Louis Frederick Grell (1887-1960) was a Chicago based portrait artist and mural painter. Grell earned countless commissions to paint his large murals for many designated National Historic Landmark structures located in the largest American cities from St. Louis, Pittsburg, Detroit, Chicago to New York City. His murals were installed in the grandest banks, hotels, schools and churches across America. But his greatest achievement was to be found elsewhere.
Grell’s large theatre mural designs combined are unquestionably his Magnum Opus. Commissioned primarily throughout the 1920’s and 1930’s where many are over one hundred feet in length. His theatre clientele list included Paramount Theaters, Rapp & Rapp Architects and Balaban & Katz (B&K) theatre operators. When Paramount Theaters relocated its corporate headquarters to Times Square in 1926, Grell was commissioned to paint a large mural for the Grande lobby of its flagship theatre titled The Spirit of Light . When B&K designed its “Wonder Theatre” in Chicago in 1921, Grell was commissioned to paint fourteen murals for the auditorium and many others inside the building. In 1933, for the Chicago World’s Fair, B&K once again hired Grell to paint new murals for the Chicago Theatre. Grell would paint more than thrifty-five murals inside the Chicago Theatre.

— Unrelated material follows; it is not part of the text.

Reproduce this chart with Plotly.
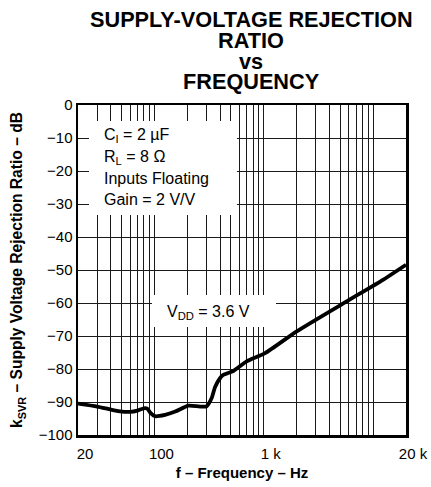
import plotly.graph_objects as go

# ---- data ----
freq_hz = [20, 30, 40, 50, 60, 70, 80, 86, 92, 101, 125, 155, 205, 261, 300,
           334, 358, 398, 426, 527, 698, 1028, 2004, 5745, 12420, 20000]
ksvr_db = [-90.5, -91.4, -92.3, -92.9, -93.0, -92.6, -91.9, -92.0, -93.3, -94.3,
           -93.9, -92.9, -91.1, -91.4, -91.3, -88.8, -85.5, -82.8, -81.8, -80.6,
           -77.7, -75.2, -68.6, -59.5, -52.9, -48.4]

x_grid_vals = [20, 30, 40, 50, 60, 70, 80, 90, 100, 200, 300, 400, 500, 600, 700,
               800, 900, 1000, 2000, 3000, 4000, 5000, 6000, 7000, 8000, 9000,
               10000, 20000]
x_tick_labels = {20: "20", 100: "100", 1000: "1 k", 20000: "20 k"}
x_tick_text = [x_tick_labels.get(v, "") for v in x_grid_vals]

title_lines = ["SUPPLY-VOLTAGE REJECTION", "RATIO", "vs", "FREQUENCY"]
cond_lines = ["C<sub>I</sub> = 2 µF", "R<sub>L</sub> = 8 Ω", "Inputs Floating",
              "Gain = 2 V/V"]
vdd_label = "V<sub>DD</sub> = 3.6 V"
y_title = "k<sub>SVR</sub> – Supply Voltage Rejection Ratio – dB\u00a0\u00a0"
x_title = "f – Frequency – Hz"

FONT = "Liberation Sans, Arial, sans-serif"

W, H = 431, 487
SL, ST, SR, SB = 78, 105, 406, 435          # plot area in window pixels
L, T, R, B = SL, ST, W - SR, H - SB
PW, PH = SR - SL, SB - ST


def px_x(p):
    return (p - SL) / PW


def px_y(p):
    return 1 - (p - ST) / PH


fig = go.Figure()
fig.add_trace(go.Scatter(x=freq_hz, y=ksvr_db, mode="lines",
                         line=dict(color="black", width=3.8, shape="spline",
                                   smoothing=0.6),
                         showlegend=False, hoverinfo="skip"))

# white boxes behind labels (mask gridlines)
fig.add_shape(type="rect", xref="paper", yref="paper",
              x0=px_x(89), x1=px_x(237), y0=px_y(215), y1=px_y(121),
              fillcolor="white", line=dict(width=0), layer="above")
fig.add_shape(type="rect", xref="paper", yref="paper",
              x0=px_x(152), x1=px_x(276), y0=px_y(327), y1=px_y(295),
              fillcolor="white", line=dict(width=0), layer="above")

annotations = []
title_y = [19.5, 40.5, 61, 81]
for txt, yy in zip(title_lines, title_y):
    annotations.append(dict(text=txt, xref="paper", yref="paper",
                            x=px_x(251), y=px_y(yy), xanchor="center",
                            yanchor="middle", showarrow=False,
                            font=dict(family=FONT, size=21.7, color="black",
                                      weight="bold")))
for txt, yy in zip(cond_lines, [135, 157, 178, 199]):
    annotations.append(dict(text=txt, xref="paper", yref="paper",
                            x=px_x(102), y=px_y(yy), xanchor="left",
                            yanchor="middle", showarrow=False,
                            font=dict(family=FONT, size=16, color="black")))
annotations.append(dict(text=vdd_label, xref="paper", yref="paper",
                        x=px_x(208), y=px_y(312), xanchor="center",
                        yanchor="middle", showarrow=False,
                        font=dict(family=FONT, size=16, color="black")))

fig.update_layout(
    width=W, height=H,
    margin=dict(l=L, r=R, t=T, b=B, autoexpand=False),
    paper_bgcolor="white", plot_bgcolor="white",
    font=dict(family=FONT, size=15, color="black"),
    annotations=annotations,
    xaxis=dict(type="log", range=[1.30103, 4.30103],
               tickmode="array", tickvals=x_grid_vals, ticktext=x_tick_text,
               showgrid=True, gridcolor="#1a1a1a", gridwidth=1,
               showline=True, linecolor="black", linewidth=2.5, mirror=True,
               ticks="", ticklabelshift=7, ticklabelstandoff=3, zeroline=False,
               ticklabeloverflow="allow",
               tickfont=dict(family=FONT, size=15),
               title=dict(text=x_title, standoff=7,
                          font=dict(family=FONT, size=15, weight="bold"))),
    yaxis=dict(range=[-100, 0], dtick=10, tick0=0,
               showgrid=True, gridcolor="#1a1a1a", gridwidth=1,
               showline=True, linecolor="black", linewidth=2.5, mirror=True,
               ticks="", zeroline=False, ticklabelstandoff=0,
               tickfont=dict(family=FONT, size=15),
               title=dict(text=y_title, standoff=12,
                          font=dict(family=FONT, size=15.6, weight="bold"))),
)

fig.write_html(
    "out.html",
    config={"displayModeBar": False, "staticPlot": True},
    post_script="document.body.style.margin='0';"
                "document.body.style.overflow='hidden';",
)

Beyond his theatre mural work, Grell imagineered countless scenes for banks, hotels and private entities. This is to say something entirely unique in setting, location, time and character. The many landscape scenes existed only in Grell’s imagination until he put oil on brush and applied it to canvas. Many are based on folklore or Greek mythology and history, but its the select many pictures that absolutely only resided in his imagination that stand out. Based on a short 1895 poem and accompanying image of a weird cow, Grell would paint an estimated seventy Purple Cow murals for the Pick Hotels Corporation in the 1940’s and only make reference to this large amount of work once.
From 1916 to 1922, Grell taught art classes at the Chicago Academy of Fine Arts where in 1917 and 1918, according to his sister Helen, Walt Disney was one of his students.
At a time when modernism was taking over the world art scene and turning its back against the old-school traditional styles, Grell appeared to ‘buck the system’ by continuing to earn countless commissions where he chose to incorporate many of those traditional figural scenes. He continued to rebel against the trends until his death in 1960.